Sabah erkenden evin az ilerisindeki parka yürüdüm. Biraz bankta oturdum. Karşıdaki bankta üç yaşındaki çocukla bir adam vardı. İkisinin de üstü başı iyi değil. Çocuk da adam da çok yorgun. Çocuğun terlikleri yere düştü. Ama adam bunu fark etmedi.
Sonra dönüş yolunda bir baktım ki iki ayağımda farklı çoraplar var. Sabah ağarırken lacivertle siyahı ayırt edememişim. Bizim bir atasözümüz var. "İğneyi kendine çuvaldızı başkasına batır". Gerçi böyle bir moda vardı galiba.
Yahu yolun kenarında ağaçlar vardı ne oldu ona... Herhalde kestiler, tüh...
Ağaç kesmektense insanın saçlarını yolması lazım. Belki beton yiyen ağaçlar yetiştirmemiz lazım. Belki büyük bir beton silgisine ihtiyacımız var.
Eve döndüm. Demlikte çay ağacının saçlarından yolunmuş 42 numara Tirebolu çayı var. Bilgisayarı açıp ne var ne yok diye bakıyorum sonra köşe yazıları okuyorum.
Öbür yanda televizyonda "İyi, Kötü ve Çirkin"e takılıyorum. İyi, Çirkin'i şerife teslim edip ödül parasını alıyor. Sonra Çirkin asılmak üzereyken boynundaki ipi kurşunla koparıyor. İkisi ödül parasını paylaşıyorlar. Amcam da kesin izliyordur. Telefon açtım, evet TRT 2 izliyor.
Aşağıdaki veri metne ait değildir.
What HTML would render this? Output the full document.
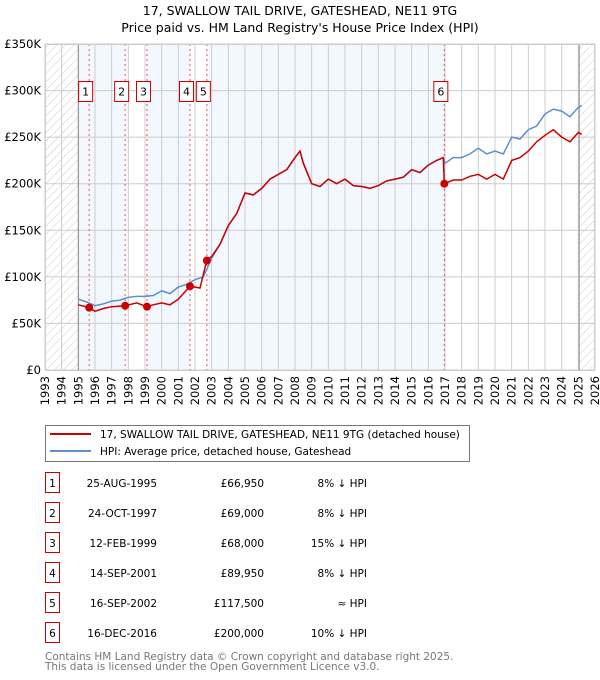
<!DOCTYPE html>
<html><head><meta charset="utf-8"><style>
body{margin:0;background:#fff;font-family:"DejaVu Sans","Liberation Sans",sans-serif;}
svg{display:block}
</style></head><body>
<svg id="chart" width="600" height="680" xmlns="http://www.w3.org/2000/svg" font-family="DejaVu Sans, Liberation Sans, sans-serif">
<defs><pattern id="hatch" width="6" height="6" patternUnits="userSpaceOnUse" patternTransform="rotate(45)"><line x1="0" y1="0" x2="0" y2="6" stroke="#ccc" stroke-width="1"/></pattern></defs>
<text x="300" y="15" text-anchor="middle" font-size="12.5" fill="#000">17, SWALLOW TAIL DRIVE, GATESHEAD, NE11 9TG</text>
<text x="300" y="32" text-anchor="middle" font-size="12.5" fill="#000">Price paid vs. HM Land Registry's House Price Index (HPI)</text>
<g id="plot"></g>
<g id="legend">
<rect x="45.5" y="425.5" width="424" height="36" fill="#fff" stroke="#777"/>
<line x1="50" y1="434" x2="91" y2="434" stroke="#cc0000" stroke-width="2"/>
<text x="100" y="438" font-size="10.5">17, SWALLOW TAIL DRIVE, GATESHEAD, NE11 9TG (detached house)</text>
<line x1="50" y1="451" x2="91" y2="451" stroke="#5b8fd0" stroke-width="2"/>
<text x="100" y="455" font-size="10.5">HPI: Average price, detached house, Gateshead</text>
</g>
<g id="table" font-size="10.5"></g>
<text x="45" y="660" font-size="10.5" fill="#777">Contains HM Land Registry data © Crown copyright and database right 2025.</text>
<text x="45" y="670" font-size="10.5" fill="#777">This data is licensed under the Open Government Licence v3.0.</text>
</svg>
<script>
const yearTicks=[1993,1994,1995,1996,1997,1998,1999,2000,2001,2002,2003,2004,2005,2006,2007,2008,2009,2010,2011,2012,2013,2014,2015,2016,2017,2018,2019,2020,2021,2022,2023,2024,2025,2026];
const valueTicks=[0,50000,100000,150000,200000,250000,300000,350000];
const valueTickLabels=["£0","£50K","£100K","£150K","£200K","£250K","£300K","£350K"];
const hpiYears=[1995,1995.5,1996,1996.5,1997,1997.5,1998,1998.5,1999,1999.5,2000,2000.5,2001,2001.5,2002,2002.5,2003,2003.5,2004,2004.5,2005,2005.5,2006,2006.5,2007,2007.5,2008,2008.3,2008.5,2009,2009.5,2010,2010.5,2011,2011.5,2012,2012.5,2013,2013.5,2014,2014.5,2015,2015.5,2016,2016.5,2016.9,2017,2017.5,2018,2018.5,2019,2019.5,2020,2020.5,2021,2021.5,2022,2022.5,2023,2023.5,2024,2024.5,2025,2025.2];
const hpiValues=[76000,73000,69000,71000,74000,75000,78000,79000,79000,80000,85000,82000,89000,92000,97000,100000,120000,135000,155000,168000,190000,188000,195000,205000,210000,215000,228000,235000,222000,200000,197000,205000,200000,205000,198000,197000,195000,198000,203000,205000,207000,215000,212000,220000,225000,228000,222000,228000,228000,232000,238000,232000,235000,232000,250000,248000,258000,262000,275000,280000,278000,272000,282000,284000];
const priceYears=[1995,1995.65,1996,1996.5,1997,1997.8,1998.5,1999.1,1999.5,2000,2000.5,2001,2001.7,2002.3,2002.7,2003,2003.5,2004,2004.5,2005,2005.5,2006,2006.5,2007,2007.5,2008,2008.3,2008.5,2009,2009.5,2010,2010.5,2011,2011.5,2012,2012.5,2013,2013.5,2014,2014.5,2015,2015.5,2016,2016.5,2016.9,2016.96,2017.5,2018,2018.5,2019,2019.5,2020,2020.5,2021,2021.5,2022,2022.5,2023,2023.5,2024,2024.5,2025,2025.2];
const priceValues=[70000,67000,63000,66000,68000,69000,72000,68000,70000,72000,70000,76000,90000,88000,117500,122000,135000,155000,168000,190000,188000,195000,205000,210000,215000,228000,235000,222000,200000,197000,205000,200000,205000,198000,197000,195000,198000,203000,205000,207000,215000,212000,220000,225000,228000,200000,204000,204000,208000,210000,205000,210000,205000,225000,228000,235000,245000,252000,258000,250000,245000,255000,253000];
const saleLabels=["1","2","3","4","5","6"];
const saleYears=[1995.65,1997.81,1999.12,2001.7,2002.71,2016.96];
const salePrices=[66950,69000,68000,89950,117500,200000];
const saleDates=["25-AUG-1995","24-OCT-1997","12-FEB-1999","14-SEP-2001","16-SEP-2002","16-DEC-2016"];
const salePriceText=["£66,950","£69,000","£68,000","£89,950","£117,500","£200,000"];
const saleHpiText=["8% ↓ HPI","8% ↓ HPI","15% ↓ HPI","8% ↓ HPI","≈ HPI","10% ↓ HPI"];

const NS="http://www.w3.org/2000/svg";
const X0=45,X1=595,Y0=370,Y1=44;
const xs=y=>X0+(y-1993)/(2026-1993)*(X1-X0);
const ys=v=>Y0-(v/350000)*(Y0-Y1);
function mk(tag,attrs,parent){const e=document.createElementNS(NS,tag);for(const k in attrs)e.setAttribute(k,attrs[k]);parent.appendChild(e);return e;}
const plot=document.getElementById('plot');
const bandEdges=[1995,saleYears[1],saleYears[2],saleYears[3],saleYears[4],saleYears[5]];
for(let i=0;i<bandEdges.length;i+=2){
  const r=mk('rect',{x:xs(bandEdges[i]),y:Y1,width:xs(bandEdges[i+1])-xs(bandEdges[i]),height:Y0-Y1,fill:'#eef3fd',opacity:0.7},plot);
  
  
}
let h=mk('rect',{x:X0,y:Y1,width:xs(1995)-X0,height:Y0-Y1,fill:'url(#hatch)'},plot);


h=mk('rect',{x:xs(2025.05),y:Y1,width:X1-xs(2025.05),height:Y0-Y1,fill:'url(#hatch)'},plot);


yearTicks.forEach(t=>{
  const l=mk('line',{x1:xs(t),x2:xs(t),y1:Y1,y2:Y0,stroke:'#ccc','stroke-width':1},plot);
  
  
  const tx=mk('text',{x:0,y:0,'font-size':11.5,'text-anchor':'end',transform:`translate(${xs(t)+4},376) rotate(-90)`},plot);
  tx.textContent=t;
  
  
});
valueTicks.forEach((v,i)=>{
  const l=mk('line',{x1:X0,x2:X1,y1:ys(v),y2:ys(v),stroke:'#ccc','stroke-width':1},plot);
  
  
  const tx=mk('text',{x:41,y:ys(v)+4,'font-size':11.5,'text-anchor':'end'},plot);
  tx.textContent=valueTickLabels[i];
  
  
});
[1995,2025.05].forEach(t=>{
  const l=mk('line',{x1:xs(t),x2:xs(t),y1:Y1,y2:Y0,stroke:'#888','stroke-width':1},plot);
  
  
});
saleYears.forEach((s,i)=>{
  const l=mk('line',{x1:xs(s),x2:xs(s),y1:Y1,y2:Y0,stroke:'#ee5555','stroke-width':1,'stroke-dasharray':'2,3'},plot);
  
  
});
const hp=hpiYears.map((y,i)=>`${xs(y).toFixed(1)},${ys(hpiValues[i]).toFixed(1)}`).join(' ');
const hl=mk('polyline',{points:hp,fill:'none',stroke:'#5b8fd0','stroke-width':1.5},plot);


const pp=priceYears.map((y,i)=>`${xs(y).toFixed(1)},${ys(priceValues[i]).toFixed(1)}`).join(' ');
const pl=mk('polyline',{points:pp,fill:'none',stroke:'#cc0000','stroke-width':1.5},plot);


saleYears.forEach((s,i)=>{
  const c=mk('circle',{cx:xs(s),cy:ys(salePrices[i]),r:4,fill:'#cc0000'},plot);
  
  
  const g=mk('g',{},plot);
  
  
  mk('rect',{x:xs(s)-10.5,y:81.5,width:14,height:20,fill:'#fff',stroke:'#cc0000'},g);
  const t=mk('text',{x:xs(s)-3.5,y:95.5,'font-size':11,'text-anchor':'middle'},g);
  t.textContent=saleLabels[i];
});
const f=mk('rect',{x:X0+0.5,y:Y1+0.5,width:X1-X0-1,height:Y0-Y1,fill:'none',stroke:'#ccc'},plot);


const tb=document.getElementById('table');
saleLabels.forEach((lab,i)=>{
  const cy=483+i*30;
  const row=mk('g',{},tb);
  
  
  mk('rect',{x:45.5,y:cy-10.5,width:14,height:20,fill:'#fff',stroke:'#cc0000'},row);
  let t=mk('text',{x:52.5,y:cy+4,'text-anchor':'middle'},row);t.textContent=lab;
  t=mk('text',{x:157,y:cy+4,'text-anchor':'end'},row);t.textContent=saleDates[i];
  t=mk('text',{x:264,y:cy+4,'text-anchor':'end'},row);t.textContent=salePriceText[i];
  t=mk('text',{x:367,y:cy+4,'text-anchor':'end'},row);t.textContent=saleHpiText[i];
});
</script>
</body></html>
Bir İtalyan atasözü der ki "il gobbo quando cammina, non guarda la propria gobba" yani kambur yürür, kendi kamburuna bakmaz. Nihat Genç zamane tarikatlarını yazmış... "Kelle paça suratlı motosiklet egzozu sesiyle zikir çeken zorba deliler... Cinayet suratlı, bu parlamış azgın katır suratlılar"...
Nihat Genç fiziki olarak Rasputin'e benziyor biraz... Ama ondan daha "İyi"... Çirkin'i şerife veriyor gibi.